Exchange Rate Exposure
In this paper we examine the relationship between exchange rate movements and firm value. We estimate the exchange rate exposure of publicly listed firms in a sample of eight (non-US) industrialized and emerging markets, and find that a significant percentage of these firms are indeed exposed. These results differ substantially from most previous studies in the literature that find little evidence of exposure.

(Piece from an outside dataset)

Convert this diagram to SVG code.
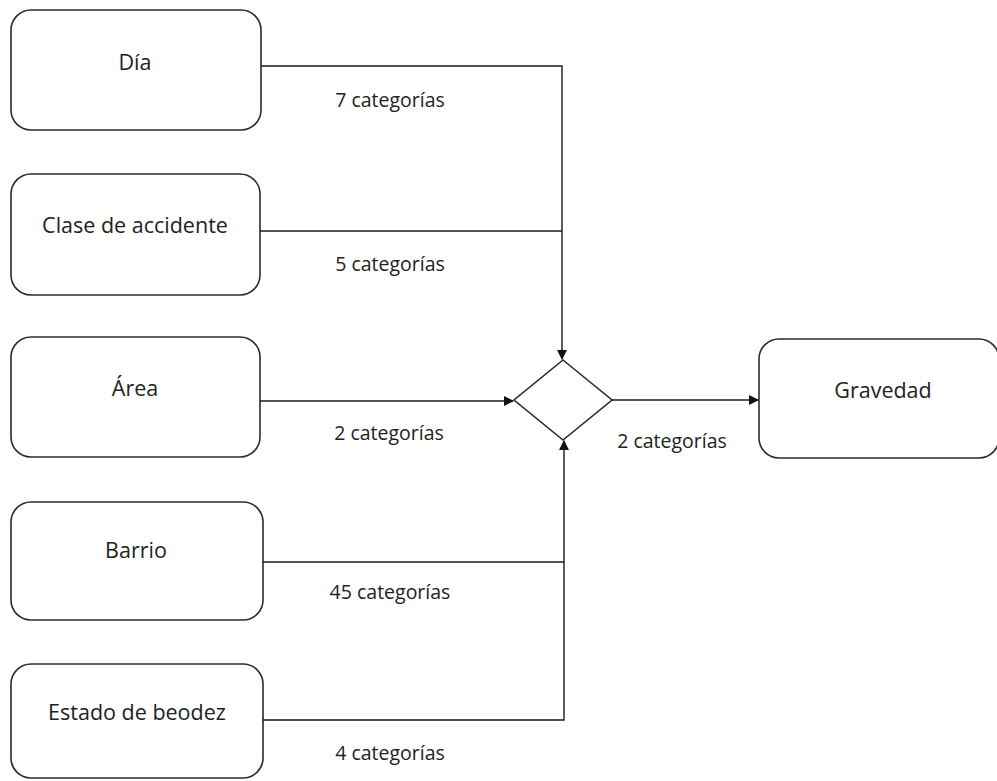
<svg xmlns="http://www.w3.org/2000/svg" width="997" height="781" viewBox="0 0 997 781">
<style>
.box{fill:#fff;stroke:#2b2b2b;stroke-width:1.6}
.t{font-family:"Open Sans","Liberation Sans",sans-serif;font-size:21.5px;fill:#222;text-anchor:middle}
.l{font-family:"Open Sans","Liberation Sans",sans-serif;font-size:19.5px;fill:#222;text-anchor:middle}
.c{fill:none;stroke:#1a1a1a;stroke-width:1.4}
</style>
<defs>
<marker id="ah" markerWidth="10" markerHeight="10" refX="9" refY="5" orient="auto" markerUnits="userSpaceOnUse">
<path d="M0,0 L10,5 L0,10 Z" fill="#111"/>
</marker>
</defs>
<rect width="997" height="781" fill="#fff"/>
<g id="dia"><rect class="box" x="11" y="10" width="250" height="120" rx="20"/><text class="t" x="135" y="70">Día</text></g>
<g id="clase"><rect class="box" x="11" y="174" width="249" height="121" rx="20"/><text class="t" x="135" y="233">Clase de accidente</text></g>
<g id="area"><rect class="box" x="11" y="337" width="249" height="120" rx="20"/><text class="t" x="135" y="396">Área</text></g>
<g id="barrio"><rect class="box" x="11" y="502" width="252" height="118" rx="20"/><text class="t" x="136" y="558">Barrio</text></g>
<g id="estado"><rect class="box" x="11" y="664" width="252" height="114" rx="20"/><text class="t" x="137" y="720">Estado de beodez</text></g>
<g id="decision"><polygon class="box" points="563,360 612,400 563,440 514,400"/></g>
<g id="gravedad"><rect class="box" x="759" y="339" width="240" height="119" rx="20"/><text class="t" x="883" y="398">Gravedad</text></g>
<g id="connectors">
<path class="c" d="M261,66 H562 V359" marker-end="url(#ah)"/>
<path class="c" d="M260,231 H562"/>
<path class="c" d="M260,401 H513" marker-end="url(#ah)"/>
<path class="c" d="M263,562 H564"/>
<path class="c" d="M263,720 H564 V441" marker-end="url(#ah)"/>
<path class="c" d="M612,400 H758" marker-end="url(#ah)"/>
</g>
<g id="labels">
<text class="l" x="390" y="107">7 categorías</text>
<text class="l" x="390" y="271">5 categorías</text>
<text class="l" x="389" y="440">2 categorías</text>
<text class="l" x="390" y="599">45 categorías</text>
<text class="l" x="390" y="760">4 categorías</text>
<text class="l" x="672" y="448">2 categorías</text>
</g>
</svg>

In robustness checks we find that: (i) the choice of exchange rate matters, and using the trade-weighted exchange rate is likely to understate the extent of exposure, (ii) conditioning on the value-weighted vs. the equally-weighted market index has little effect on estimated exposure, while conditioning on the international index does change the estimate of exposure, (iii) the extent of exposure is not a result of a spurious correlation between random variables with high variances, (iv) exposure increases with the return horizon, (v) within a country and within an industry, exposure coefficients are roughly evenly split between positive and negative values, (vi) averaging across the (absolute value of the) significant exposure coefficients in our sample of countries, we find an exposure coefficient of about 0.5, (vii) the extent of exposure is not sensitive to the sample period, but the set of firms that is exposed does vary over time, and (viii) the sign of the exposure coefficients changes across subperiods for about half of the firms of our sample. We find that exposure is not systematically related to firm size, industry affiliation, multinational status, foreign sales, international assets or industry-level trade.
Published: Dominguez, Kathryn M. E. and Linda L. Tesar. "Exchange Rate Exposure," Journal of International Economics, 2006, v68(1,Jan), 188-218.